A single run of lines is to be printed exactly: starting at the line with "Recreate this image" and ending at the line with "const earliestRange = [0, 395];", both included. Leave the pictures out.

- [Extracted records]
★ ★ ★ ★

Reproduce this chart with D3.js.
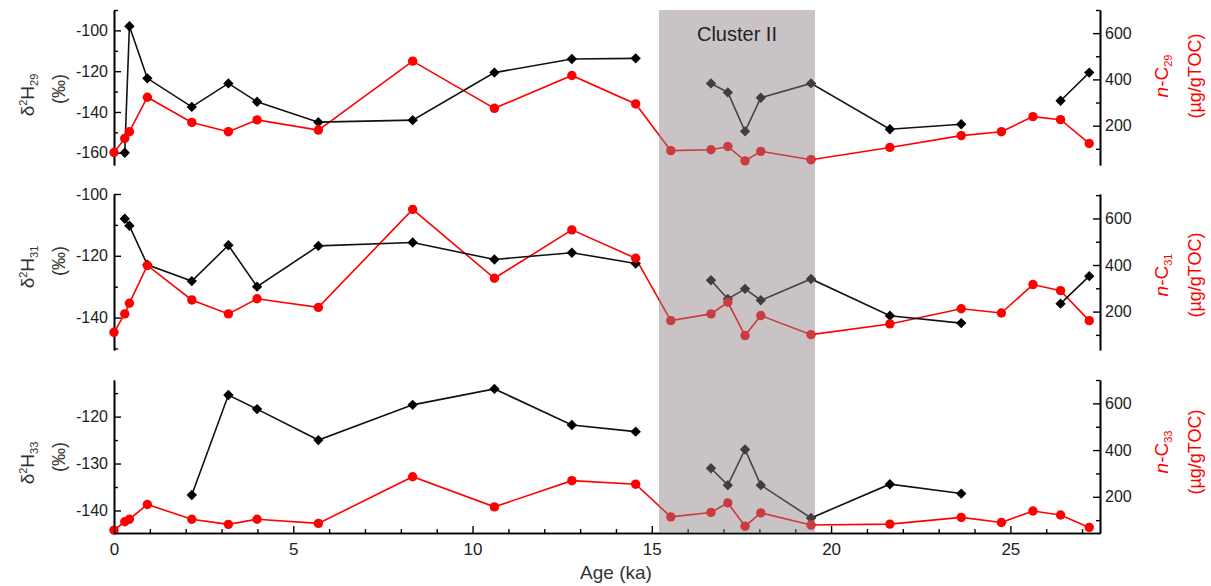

★ ★ ★ ★

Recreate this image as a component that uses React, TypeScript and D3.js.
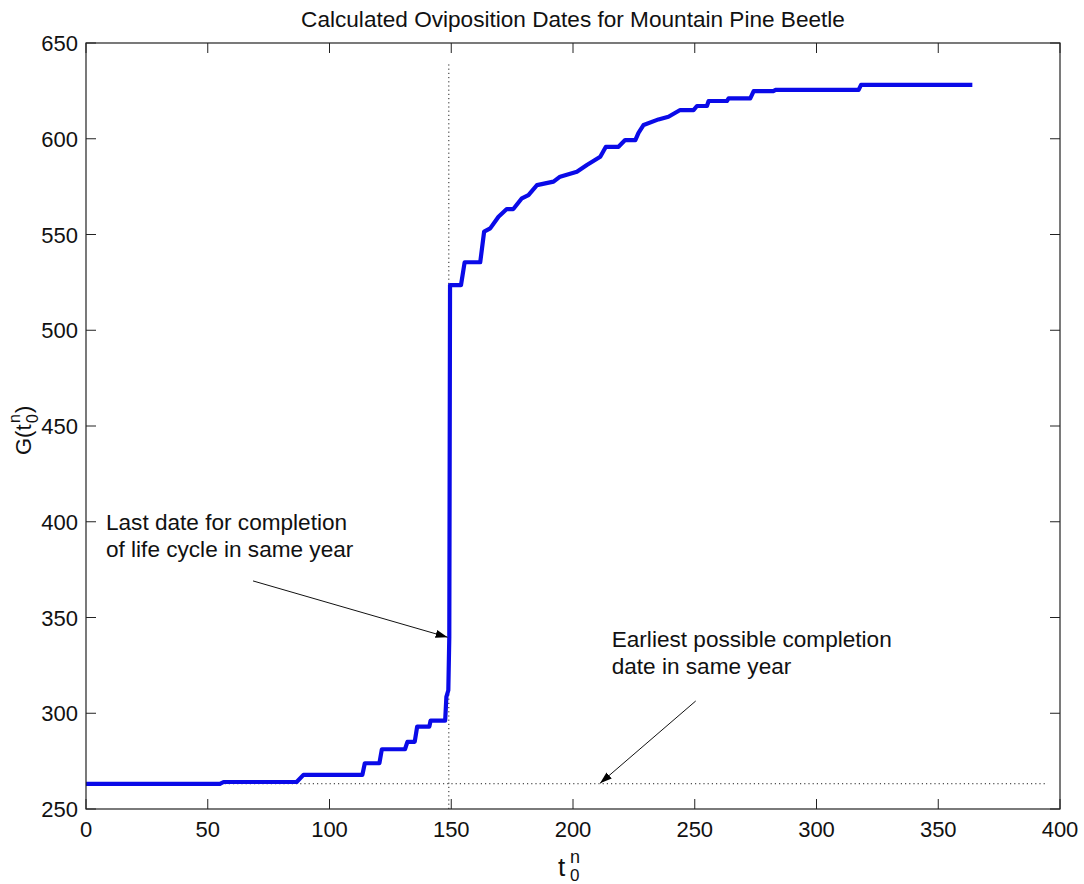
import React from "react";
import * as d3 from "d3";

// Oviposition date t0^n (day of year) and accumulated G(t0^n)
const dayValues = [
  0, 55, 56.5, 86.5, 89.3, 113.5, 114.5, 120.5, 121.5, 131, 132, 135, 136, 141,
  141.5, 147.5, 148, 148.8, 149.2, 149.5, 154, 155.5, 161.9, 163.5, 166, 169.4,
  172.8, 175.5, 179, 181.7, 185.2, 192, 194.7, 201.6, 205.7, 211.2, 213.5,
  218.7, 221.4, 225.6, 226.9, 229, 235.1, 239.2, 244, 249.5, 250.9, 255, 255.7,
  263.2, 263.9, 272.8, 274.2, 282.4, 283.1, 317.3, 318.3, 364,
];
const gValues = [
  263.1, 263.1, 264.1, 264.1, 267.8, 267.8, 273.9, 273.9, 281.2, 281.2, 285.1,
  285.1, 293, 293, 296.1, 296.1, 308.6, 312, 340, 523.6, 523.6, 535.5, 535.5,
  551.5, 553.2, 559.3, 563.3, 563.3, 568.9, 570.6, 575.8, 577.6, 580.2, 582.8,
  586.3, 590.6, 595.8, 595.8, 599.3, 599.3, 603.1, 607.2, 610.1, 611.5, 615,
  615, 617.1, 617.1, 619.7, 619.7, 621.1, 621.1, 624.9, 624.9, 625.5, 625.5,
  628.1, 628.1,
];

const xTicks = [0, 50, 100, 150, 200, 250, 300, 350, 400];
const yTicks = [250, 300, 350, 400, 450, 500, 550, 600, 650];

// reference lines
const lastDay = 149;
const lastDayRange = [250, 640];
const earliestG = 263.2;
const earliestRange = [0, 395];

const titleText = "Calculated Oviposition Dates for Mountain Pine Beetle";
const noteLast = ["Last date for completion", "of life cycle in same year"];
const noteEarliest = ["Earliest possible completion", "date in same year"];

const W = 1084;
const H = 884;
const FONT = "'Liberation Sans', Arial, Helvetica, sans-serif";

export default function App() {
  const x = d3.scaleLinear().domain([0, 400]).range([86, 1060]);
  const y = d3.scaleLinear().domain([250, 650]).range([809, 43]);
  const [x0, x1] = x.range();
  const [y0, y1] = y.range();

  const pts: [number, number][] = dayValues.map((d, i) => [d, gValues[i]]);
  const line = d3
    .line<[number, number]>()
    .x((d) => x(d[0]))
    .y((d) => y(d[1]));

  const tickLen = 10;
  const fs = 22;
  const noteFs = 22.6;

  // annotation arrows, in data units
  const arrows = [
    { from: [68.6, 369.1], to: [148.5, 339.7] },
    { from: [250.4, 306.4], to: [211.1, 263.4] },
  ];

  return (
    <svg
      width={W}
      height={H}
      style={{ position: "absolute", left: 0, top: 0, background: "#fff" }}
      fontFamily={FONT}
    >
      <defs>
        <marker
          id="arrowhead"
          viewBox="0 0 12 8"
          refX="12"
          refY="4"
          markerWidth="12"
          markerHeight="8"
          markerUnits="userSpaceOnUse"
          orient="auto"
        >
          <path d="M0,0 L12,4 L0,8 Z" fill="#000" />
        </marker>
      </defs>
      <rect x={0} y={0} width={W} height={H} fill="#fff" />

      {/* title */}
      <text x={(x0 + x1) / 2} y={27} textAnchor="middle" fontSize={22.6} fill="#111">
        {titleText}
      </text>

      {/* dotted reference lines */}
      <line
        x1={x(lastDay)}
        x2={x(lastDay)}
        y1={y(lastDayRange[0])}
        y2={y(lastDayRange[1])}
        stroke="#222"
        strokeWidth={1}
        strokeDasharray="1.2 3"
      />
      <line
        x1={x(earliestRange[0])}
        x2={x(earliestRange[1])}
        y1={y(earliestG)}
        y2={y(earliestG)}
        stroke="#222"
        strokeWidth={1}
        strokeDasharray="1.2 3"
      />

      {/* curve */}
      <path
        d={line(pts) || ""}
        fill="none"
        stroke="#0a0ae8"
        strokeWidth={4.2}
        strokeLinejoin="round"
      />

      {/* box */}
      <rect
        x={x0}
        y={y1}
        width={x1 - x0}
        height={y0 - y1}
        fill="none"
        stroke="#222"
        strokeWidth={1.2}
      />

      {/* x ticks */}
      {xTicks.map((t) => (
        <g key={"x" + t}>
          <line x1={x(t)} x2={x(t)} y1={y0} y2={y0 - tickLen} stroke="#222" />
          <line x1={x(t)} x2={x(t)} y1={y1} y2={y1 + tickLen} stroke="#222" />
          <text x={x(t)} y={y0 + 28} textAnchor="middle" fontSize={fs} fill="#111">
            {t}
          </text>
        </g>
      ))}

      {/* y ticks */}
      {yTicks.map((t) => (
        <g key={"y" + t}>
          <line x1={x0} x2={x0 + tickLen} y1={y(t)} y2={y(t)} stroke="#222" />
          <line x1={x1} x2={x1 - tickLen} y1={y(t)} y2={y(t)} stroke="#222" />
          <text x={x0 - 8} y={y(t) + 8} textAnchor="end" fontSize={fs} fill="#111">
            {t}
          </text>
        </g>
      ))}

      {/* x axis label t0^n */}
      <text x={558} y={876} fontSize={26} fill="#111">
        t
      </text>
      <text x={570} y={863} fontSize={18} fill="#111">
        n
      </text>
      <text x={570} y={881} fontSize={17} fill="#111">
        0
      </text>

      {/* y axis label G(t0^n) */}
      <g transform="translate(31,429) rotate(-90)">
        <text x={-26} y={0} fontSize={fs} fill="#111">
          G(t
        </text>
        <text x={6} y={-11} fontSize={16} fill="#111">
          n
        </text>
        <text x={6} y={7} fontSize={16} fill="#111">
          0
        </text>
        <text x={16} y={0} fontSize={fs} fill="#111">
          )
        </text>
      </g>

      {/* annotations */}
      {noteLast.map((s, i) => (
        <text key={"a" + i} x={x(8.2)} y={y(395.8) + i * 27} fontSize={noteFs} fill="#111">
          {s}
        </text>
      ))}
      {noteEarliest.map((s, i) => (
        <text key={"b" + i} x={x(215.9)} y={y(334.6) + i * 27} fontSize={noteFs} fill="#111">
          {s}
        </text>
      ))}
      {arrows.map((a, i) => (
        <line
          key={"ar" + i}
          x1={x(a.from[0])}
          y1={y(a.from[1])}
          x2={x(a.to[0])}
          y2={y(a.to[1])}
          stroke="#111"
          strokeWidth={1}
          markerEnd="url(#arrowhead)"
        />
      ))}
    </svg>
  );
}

★ ★ ★ ★

- [Exercise answer]
Recreate this image as a component that uses React, TypeScript and D3.js.
import React from "react";
import * as d3 from "d3";

// Oviposition date t0^n (day of year) and accumulated G(t0^n)
const dayValues = [
  0, 55, 56.5, 86.5, 89.3, 113.5, 114.5, 120.5, 121.5, 131, 132, 135, 136, 141,
  141.5, 147.5, 148, 148.8, 149.2, 149.5, 154, 155.5, 161.9, 163.5, 166, 169.4,
  172.8, 175.5, 179, 181.7, 185.2, 192, 194.7, 201.6, 205.7, 211.2, 213.5,
  218.7, 221.4, 225.6, 226.9, 229, 235.1, 239.2, 244, 249.5, 250.9, 255, 255.7,
  263.2, 263.9, 272.8, 274.2, 282.4, 283.1, 317.3, 318.3, 364,
];
const gValues = [
  263.1, 263.1, 264.1, 264.1, 267.8, 267.8, 273.9, 273.9, 281.2, 281.2, 285.1,
  285.1, 293, 293, 296.1, 296.1, 308.6, 312, 340, 523.6, 523.6, 535.5, 535.5,
  551.5, 553.2, 559.3, 563.3, 563.3, 568.9, 570.6, 575.8, 577.6, 580.2, 582.8,
  586.3, 590.6, 595.8, 595.8, 599.3, 599.3, 603.1, 607.2, 610.1, 611.5, 615,
  615, 617.1, 617.1, 619.7, 619.7, 621.1, 621.1, 624.9, 624.9, 625.5, 625.5,
  628.1, 628.1,
];

const xTicks = [0, 50, 100, 150, 200, 250, 300, 350, 400];
const yTicks = [250, 300, 350, 400, 450, 500, 550, 600, 650];

// reference lines
const lastDay = 149;
const lastDayRange = [250, 640];
const earliestG = 263.2;
const earliestRange = [0, 395];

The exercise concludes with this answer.